--- start ---

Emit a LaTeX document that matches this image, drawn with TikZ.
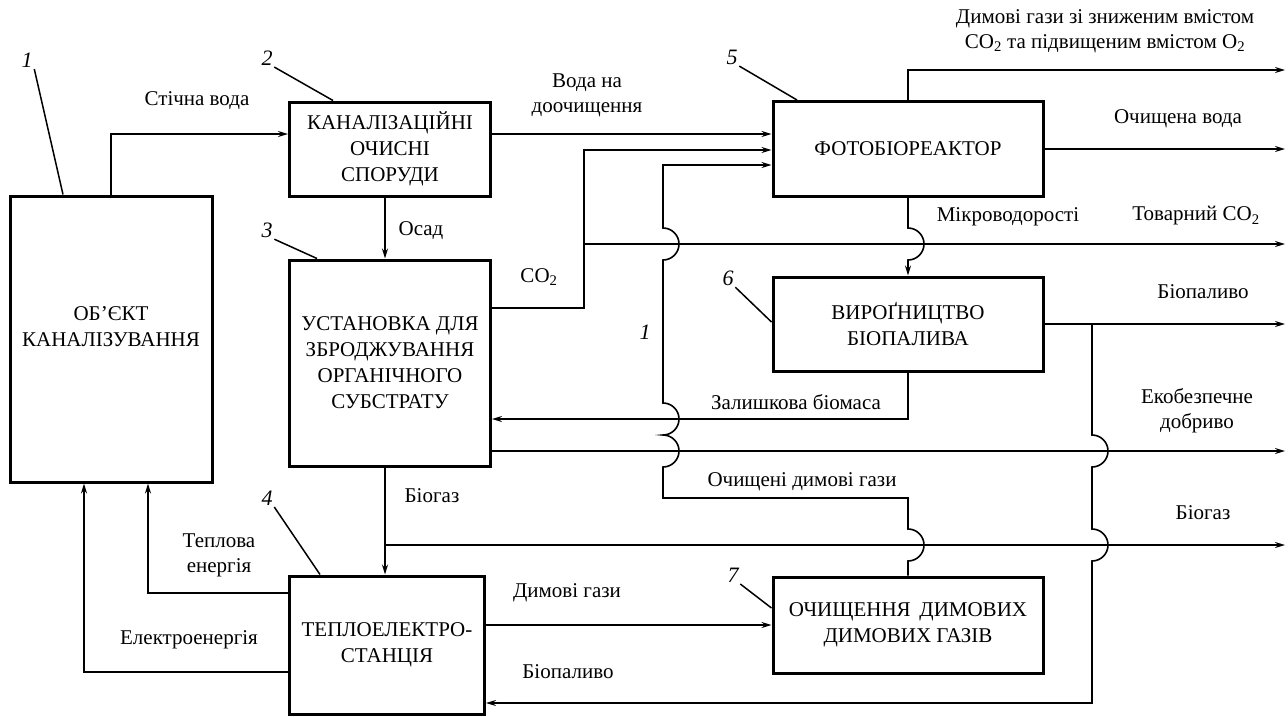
\documentclass[tikz,border=0pt]{standalone}
\usepackage{fontspec}
\setmainfont{Liberation Serif}
\usetikzlibrary{arrows.meta}
\tikzset{
    ->,                                         % every connector is directed
    >={Stealth[length=10pt,width=6pt]},         % small filled arrow heads
    block/.style={draw, line width=3pt, align=center, font=\fontsize{21}{26}\selectfont},
    num/.style={font=\fontsize{22}{26}\selectfont\itshape, inner sep=1pt},
    leader/.style={-, line width=1.5pt},
    lbl/.style={align=center, inner sep=1pt},
}

\begin{document}
\begin{tikzpicture}[x=1pt, y=-1pt, line width=1.6pt, font=\fontsize{21}{25}\selectfont]
\useasboundingbox (0,0) rectangle (1288,716);

% blocks
\node[block, minimum width=202pt, minimum height=286pt, text depth=24pt] (obj) at (111,339) {ОБ’ЄКТ\\КАНАЛІЗУВАННЯ};
\node[block, minimum width=201pt, minimum height=94pt] (kos) at (390,149) {КАНАЛІЗАЦІЙНІ\\ОЧИСНІ\\СПОРУДИ};
\node[block, minimum width=201pt, minimum height=206pt] (ust) at (390,363) {УСТАНОВКА ДЛЯ\\ЗБРОДЖУВАННЯ\\ОРГАНІЧНОГО\\СУБСТРАТУ};
\node[block, minimum width=195pt, minimum height=138pt] (tes) at (387,645) {ТЕПЛОЕЛЕКТРО-\\СТАНЦІЯ};
\node[block, minimum width=270pt, minimum height=95pt] (pbr) at (908,149) {ФОТОБІОРЕАКТОР};
\node[block, minimum width=270pt, minimum height=94pt] (bio) at (908,324) {ВИРОҐНИЦТВО\\БІОПАЛИВА};
\node[block, minimum width=270pt, minimum height=96pt] (och) at (908,625) {ОЧИЩЕННЯ\, ДИМОВИХ\\ДИМОВИХ ГАЗІВ};

% numbers
\node[num] (n1) at (27,60) {1};
\node[num] (n2) at (267,58) {2};
\node[num] (n3) at (267,230) {3};
\node[num] (n4) at (267,498) {4};
\node[num] (n5) at (732,57) {5};
\node[num] (n6) at (728,278) {6};
\node[num] (n7) at (733,575) {7};
\node[num] (n1b) at (645,332) {1};
\draw[leader] (n1.south east) -- (obj.north -| 63,0);
\draw[leader] (n2.south east) -- (kos.north -| 333,0);
\draw[leader] (n3.south east) -- (ust.north -| 317,0);
\draw[leader] (n4.south east) -- (tes.north -| 320,0);
\draw[leader] (n5.south east) -- (pbr.north -| 797,0);
\draw[leader] (n6.south east) -- (bio.west |- 0,322);
\draw[leader] (n7.south east) -- (och.west |- 0,608);

% free ends on the right
\coordinate (outtop) at (1285,70);
\coordinate (outwater) at (1285,149);
\coordinate (outco2) at (1285,244);
\coordinate (outfuel) at (1285,324);
\coordinate (outfert) at (1285,451);
\coordinate (outgas) at (1285,545);
\coordinate (co2) at (584,244);
\coordinate (fuel) at (1092,324);
\coordinate (gas) at (385,545);

% connectors
\draw (obj.north) |- (kos.west |- 0,134);
\draw (kos.east |- 0,134) -- (pbr.west |- 0,134);
\draw (kos.south -| 385,0) -- (ust.north -| 385,0);
\draw (ust.east |- 0,308) -| (co2) |- (pbr.west |- 0,150);
\draw (co2) -- (outco2);
\draw (och.north) -- (908,561) arc[start angle=90, end angle=-90, radius=16] -- (908,498) -- (663,498)
    -- (663,467) arc[start angle=90, end angle=-90, radius=16]
    arc[start angle=90, end angle=-90, radius=16] -- (663,260)
    arc[start angle=90, end angle=-90, radius=16] -- (663,165) -- (pbr.west |- 0,165);
\draw (pbr.south) -- (908,228) arc[start angle=-90, end angle=90, radius=16] -- (bio.north);
\draw (pbr.north) |- (outtop);
\draw (pbr.east) -- (outwater);
\draw (bio.east) -- (outfuel);
\draw (fuel) -- (1092,435) arc[start angle=-90, end angle=90, radius=16] -- (1092,529)
    arc[start angle=-90, end angle=90, radius=16] -- (1092,703) -- (tes.east |- 0,703);
\draw (bio.south) |- (ust.east |- 0,419);
\draw (ust.east |- 0,451) -- (outfert);
\draw (ust.south -| 385,0) -- (tes.north -| 385,0);
\draw (gas) -- (outgas);
\draw (tes.east |- 0,625) -- (och.west);
\draw (tes.west |- 0,593) -| (obj.south -| 148,0);
\draw (tes.west |- 0,672) -| (obj.south -| 84,0);

% labels
\node[lbl] (lsew) at (197,101) {Стічна вода};
\node[lbl] (lpost) at (587,95) {Вода на\\доочищення};
\node[lbl] (lsed) at (421,231) {Осад};
\node[lbl] (lco2) at (539,277) {CO\textsubscript{2}};
\node[lbl] (lflue) at (1105,31) {Димові гази зі зниженим вмістом\\CO\textsubscript{2} та підвищеним вмістом O\textsubscript{2}};
\node[lbl] (lwater) at (1178,119) {Очищена вода};
\node[lbl] (lalg) at (1008,217) {Мікроводорості};
\node[lbl] (lco2c) at (1196,216) {Товарний CO\textsubscript{2}};
\node[lbl] (lfuel) at (1203,292) {Біопаливо};
\node[lbl] (lres) at (796,402) {Залишкова біомаса};
\node[lbl] (lfert) at (1197,411) {Екобезпечне\\добриво};
\node[lbl] (lclean) at (802,482) {Очищені димові гази};
\node[lbl] (lgas) at (432,496) {Біогаз};
\node[lbl] (lgasr) at (1203,513) {Біогаз};
\node[lbl] (lheat) at (219,555) {Теплова\\енергія};
\node[lbl] (lflue2) at (567,593) {Димові гази};
\node[lbl] (lel) at (189,640) {Електроенергія};
\node[lbl] (lfuel2) at (568,672) {Біопаливо};

\end{tikzpicture}
\end{document}
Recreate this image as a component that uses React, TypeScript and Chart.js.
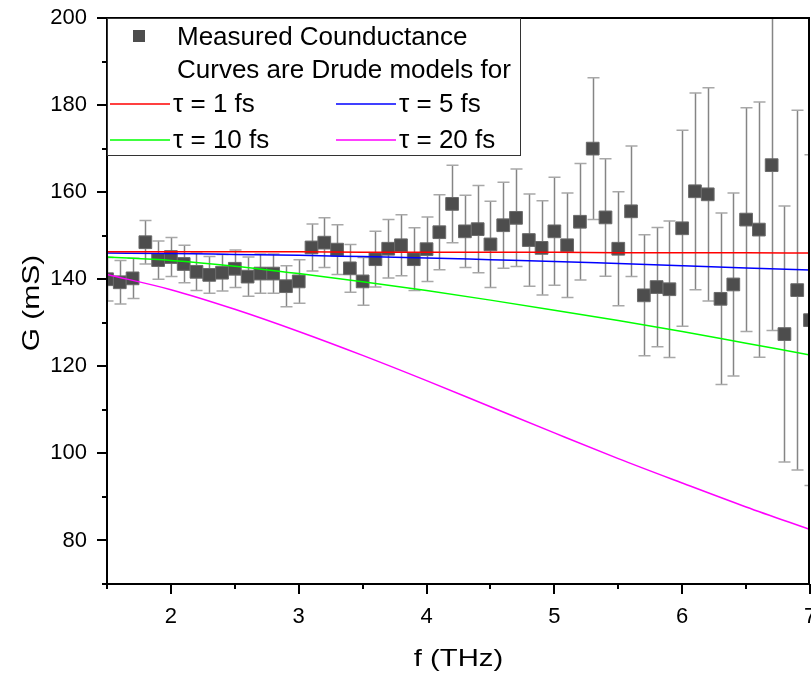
import React, { useEffect, useRef } from 'react';
import { Chart, registerables } from 'chart.js';

Chart.register(...registerables);

const FONT = '"Liberation Sans", Arial, sans-serif';

// Measured conductance (THz frequency, mS)
const freqs = [
  1.5, 1.6, 1.7, 1.8, 1.9, 2.0, 2.1, 2.2, 2.3, 2.4, 2.5, 2.6, 2.7, 2.8, 2.9, 3.0,
  3.1, 3.2, 3.3, 3.4, 3.5, 3.6, 3.7, 3.8, 3.9, 4.0, 4.1, 4.2, 4.3, 4.4, 4.5, 4.6,
  4.7, 4.8, 4.9, 5.0, 5.1, 5.2, 5.3, 5.4, 5.5, 5.6, 5.7, 5.8, 5.9, 6.0, 6.1, 6.2,
  6.3, 6.4, 6.5, 6.6, 6.7, 6.8, 6.9, 7.0,
];
const conductance = [
  140.0, 139.3, 140.2, 148.5, 144.4, 145.1, 143.5, 141.7, 141.0, 141.5, 142.4, 140.6, 141.3, 141.3, 138.4, 139.5,
  147.3, 148.4, 146.8, 142.5, 139.5, 144.6, 147.0, 147.8, 144.6, 146.9, 150.8, 157.3, 151.0, 151.5, 148.0, 152.4,
  154.1, 149.0, 147.2, 151.0, 147.8, 153.2, 170.0, 154.2, 147.0, 155.6, 136.3, 138.2, 137.7, 151.7, 160.2, 159.5,
  135.5, 138.8, 153.7, 151.4, 166.2, 127.4, 137.5, 130.6,
];
const conductanceErr = [
  5.0, 5.0, 4.6, 5.0, 4.4, 4.5, 4.3, 4.3, 4.2, 4.2, 4.3, 4.5, 4.5, 4.5, 4.7, 5.0,
  5.4, 5.7, 5.7, 5.5, 5.5, 6.4, 6.7, 7.0, 7.2, 7.4, 8.6, 8.9, 8.3, 10.0, 9.9, 9.9,
  11.2, 10.6, 10.8, 12.4, 12.0, 13.4, 16.3, 13.5, 13.1, 15.0, 13.9, 13.7, 15.7, 22.5, 22.6, 24.5,
  19.7, 21.0, 25.7, 29.3, 38.0, 29.4, 41.3, 38.0,
];

// Drude model curves
const modelFreqs = [1.5, 2.0, 2.5, 3.0, 3.5, 4.0, 4.5, 5.0, 5.5, 6.0, 6.5, 7.0];
const tau1 = [146.3, 146.3, 146.3, 146.3, 146.2, 146.2, 146.2, 146.2, 146.1, 146.1, 146.1, 146.0];
const tau5 = [146.0, 145.9, 145.7, 145.5, 145.2, 144.9, 144.5, 144.1, 143.6, 143.1, 142.6, 142.1];
const tau10 = [145.1, 144.3, 143.0, 141.3, 139.4, 137.4, 135.2, 132.9, 130.5, 128.0, 125.3, 122.6];
const tau20 = [141.1, 137.6, 133.1, 128.0, 122.5, 116.7, 110.7, 104.7, 98.8, 93.2, 87.7, 82.5];

const xMajorTicks = [2, 3, 4, 5, 6, 7];
const yMajorTicks = [80, 100, 120, 140, 160, 180, 200];

const xTitle = 'f (THz)';
const yTitle = 'G (mS)';
const legendTitle = 'Measured Counductance';
const legendSubtitle = 'Curves are Drude models for';
const curveLabels = ['τ = 1 fs', 'τ = 5 fs', 'τ = 10 fs', 'τ = 20 fs'];
const curveColors = ['#ff0000', '#0000ff', '#00ff00', '#ff00ff'];
const pointColor = '#4d4d4d';

const errorBarPlugin = {
  id: 'errorBars',
  beforeDatasetsDraw(chart: any) {
    const { ctx, chartArea, scales } = chart;
    const x = scales.x;
    const y = scales.y;
    ctx.save();
    ctx.beginPath();
    ctx.rect(chartArea.left, chartArea.top, chartArea.right - chartArea.left, chartArea.bottom - chartArea.top);
    ctx.clip();
    ctx.lineWidth = 1.5;
    freqs.forEach((f, i) => {
      const px = Math.round(x.getPixelForValue(f)) + 0.5;
      const top = y.getPixelForValue(conductance[i] + conductanceErr[i]);
      const bot = y.getPixelForValue(conductance[i] - conductanceErr[i]);
      ctx.strokeStyle = '#858585';
      ctx.beginPath();
      ctx.moveTo(px, top);
      ctx.lineTo(px, bot);
      ctx.stroke();
      ctx.strokeStyle = '#a8a8a8';
      ctx.beginPath();
      ctx.moveTo(px - 6, top);
      ctx.lineTo(px + 6, top);
      ctx.moveTo(px - 6, bot);
      ctx.lineTo(px + 6, bot);
      ctx.stroke();
    });
    ctx.restore();
  },
};

const framePlugin = {
  id: 'frame',
  afterDraw(chart: any) {
    const { ctx, chartArea, scales } = chart;
    const left = Math.round(chartArea.left);
    const right = Math.round(chartArea.right);
    const top = Math.round(chartArea.top);
    const bottom = Math.round(chartArea.bottom);
    ctx.save();
    ctx.fillStyle = '#000';
    ctx.fillRect(left - 1, top - 1, right - left + 1, 2);
    ctx.fillRect(left - 1, bottom - 1, right - left + 1, 2);
    ctx.fillRect(left - 1, top - 1, 2, bottom - top + 2);
    ctx.fillRect(right - 2, top - 1, 2, bottom - top + 2);
    scales.y.ticks.forEach((t: any) => {
      const py = Math.round(scales.y.getPixelForValue(t.value));
      const len = yMajorTicks.includes(t.value) ? 10 : 5;
      ctx.fillRect(left - len, py - 1, len, 2);
    });
    scales.x.ticks.forEach((t: any) => {
      const px = Math.round(scales.x.getPixelForValue(t.value));
      const len = xMajorTicks.includes(t.value) ? 10 : 5;
      ctx.fillRect(Math.min(px - 1, 809), bottom, 2, len);
    });
    ctx.restore();
  },
};

const legendPlugin = {
  id: 'customLegend',
  afterDraw(chart: any) {
    const { ctx, chartArea } = chart;
    const bx = Math.round(chartArea.left);
    const by = Math.round(chartArea.top);
    const bw = 413;
    const bh = 137;
    ctx.save();
    ctx.fillStyle = '#fff';
    ctx.fillRect(bx + 1, by + 1, bw, bh);
    ctx.strokeStyle = '#333';
    ctx.lineWidth = 1;
    ctx.strokeRect(bx + 0.5, by + 0.5, bw, bh);

    ctx.font = `26px ${FONT}`;
    ctx.textAlign = 'left';
    ctx.textBaseline = 'middle';

    ctx.fillStyle = pointColor;
    ctx.fillRect(bx + 26, by + 12, 12, 12);
    ctx.fillStyle = '#000';
    ctx.fillText(legendTitle, bx + 70, by + 20);
    ctx.fillText(legendSubtitle, bx + 70, by + 53);

    const rows = [by + 86, by + 86, by + 122, by + 122];
    const cols = [bx + 3, bx + 229, bx + 3, bx + 229];
    curveLabels.forEach((lab, i) => {
      ctx.strokeStyle = curveColors[i];
      ctx.lineWidth = 1.5;
      ctx.beginPath();
      ctx.moveTo(cols[i], rows[i]);
      ctx.lineTo(cols[i] + 60, rows[i]);
      ctx.stroke();
      ctx.fillText(lab, cols[i] + 63, rows[i] + 1);
    });
    ctx.restore();
  },
};

const titlePlugin = {
  id: 'axisTitles',
  afterDraw(chart: any) {
    const { ctx, chartArea } = chart;
    ctx.save();
    ctx.font = `24px ${FONT}`;
    ctx.fillStyle = '#000';
    ctx.textAlign = 'center';
    ctx.textBaseline = 'middle';
    ctx.save();
    ctx.translate((chartArea.left + chartArea.right) / 2, 659);
    ctx.scale(1.22, 1);
    ctx.fillText(xTitle, 0, 0);
    ctx.restore();
    ctx.save();
    ctx.translate(32, (chartArea.top + chartArea.bottom) / 2 + 2);
    ctx.rotate(-Math.PI / 2);
    ctx.scale(1.25, 1);
    ctx.fillText(yTitle, 0, 0);
    ctx.restore();
    ctx.restore();
  },
};

export default function App() {
  const canvasRef = useRef<HTMLCanvasElement | null>(null);

  useEffect(() => {
    if (!canvasRef.current) return;
    const toXY = (xs: number[], ys: number[]) => xs.map((v, i) => ({ x: v, y: ys[i] }));
    const curves = [tau1, tau5, tau10, tau20];
    const chart = new Chart(canvasRef.current, {
      type: 'scatter',
      data: {
        datasets: [
          ...curves.map((c, i) => ({
            label: curveLabels[i],
            data: toXY(modelFreqs, c),
            showLine: true,
            borderColor: curveColors[i],
            backgroundColor: curveColors[i],
            borderWidth: 1.5,
            pointRadius: 0,
            cubicInterpolationMode: 'monotone' as const,
            order: 0,
          })),
          {
            label: legendTitle,
            data: toXY(freqs, conductance),
            showLine: false,
            pointStyle: 'rect' as const,
            pointRadius: 9,
            backgroundColor: pointColor,
            borderColor: '#6a6a6a',
            borderWidth: 1,
            clip: 0,
            order: 1,
          },
        ],
      },
      options: {
        responsive: false,
        animation: false,
        layout: { autoPadding: false, padding: { top: 18, right: 1, left: 0, bottom: 0 } },
        plugins: { legend: { display: false }, tooltip: { enabled: false } },
        scales: {
          x: {
            type: 'linear',
            min: 1.5,
            max: 7,
            grid: { display: false, drawTicks: false, tickLength: 0 },
            border: { display: false },
            ticks: {
              stepSize: 0.5,
              autoSkip: false,
              maxRotation: 0,
              padding: 20,
              color: '#000',
              font: { family: FONT, size: 22 },
              callback: (v: any) => (xMajorTicks.includes(Number(v)) ? String(v) : ''),
            },
            afterFit: (scale: any) => {
              scale.height = 90;
              scale.paddingLeft = 0;
              scale.paddingRight = 0;
            },
          },
          y: {
            type: 'linear',
            min: 70,
            max: 200,
            grid: { display: false, drawTicks: false, tickLength: 0 },
            border: { display: false },
            ticks: {
              stepSize: 10,
              autoSkip: false,
              padding: 20,
              color: '#000',
              font: { family: FONT, size: 22 },
              callback: (v: any) => (yMajorTicks.includes(Number(v)) ? String(v) : ''),
            },
            afterFit: (scale: any) => {
              scale.width = 107;
              scale.paddingTop = 0;
              scale.paddingBottom = 0;
            },
          },
        },
      },
      plugins: [errorBarPlugin, framePlugin, legendPlugin, titlePlugin],
    } as any);
    return () => chart.destroy();
  }, []);

  return (
    <div style={{ position: 'absolute', left: 0, top: 0, width: 811, height: 674, background: '#fff' }}>
      <canvas ref={canvasRef} width={811} height={674} style={{ display: 'block' }} />
    </div>
  );
}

--- end ---

**What the exercise asks:** Look at the listing and set down only the lines from its start through the line with "width=270pt, minimum height=96pt]", word for word and without pictures.

**Correct result:**
Emit a LaTeX document that matches this image, drawn with TikZ.
\documentclass[tikz,border=0pt]{standalone}
\usepackage{fontspec}
\setmainfont{Liberation Serif}
\usetikzlibrary{arrows.meta}
\tikzset{
    ->,                                         % every connector is directed
    >={Stealth[length=10pt,width=6pt]},         % small filled arrow heads
    block/.style={draw, line width=3pt, align=center, font=\fontsize{21}{26}\selectfont},
    num/.style={font=\fontsize{22}{26}\selectfont\itshape, inner sep=1pt},
    leader/.style={-, line width=1.5pt},
    lbl/.style={align=center, inner sep=1pt},
}

\begin{document}
\begin{tikzpicture}[x=1pt, y=-1pt, line width=1.6pt, font=\fontsize{21}{25}\selectfont]
\useasboundingbox (0,0) rectangle (1288,716);

% blocks
\node[block, minimum width=202pt, minimum height=286pt, text depth=24pt] (obj) at (111,339) {ОБ’ЄКТ\\КАНАЛІЗУВАННЯ};
\node[block, minimum width=201pt, minimum height=94pt] (kos) at (390,149) {КАНАЛІЗАЦІЙНІ\\ОЧИСНІ\\СПОРУДИ};
\node[block, minimum width=201pt, minimum height=206pt] (ust) at (390,363) {УСТАНОВКА ДЛЯ\\ЗБРОДЖУВАННЯ\\ОРГАНІЧНОГО\\СУБСТРАТУ};
\node[block, minimum width=195pt, minimum height=138pt] (tes) at (387,645) {ТЕПЛОЕЛЕКТРО-\\СТАНЦІЯ};
\node[block, minimum width=270pt, minimum height=95pt] (pbr) at (908,149) {ФОТОБІОРЕАКТОР};
\node[block, minimum width=270pt, minimum height=94pt] (bio) at (908,324) {ВИРОҐНИЦТВО\\БІОПАЛИВА};
\node[block, minimum width=270pt, minimum height=96pt] (och) at (908,625) {ОЧИЩЕННЯ\, ДИМОВИХ\\ДИМОВИХ ГАЗІВ};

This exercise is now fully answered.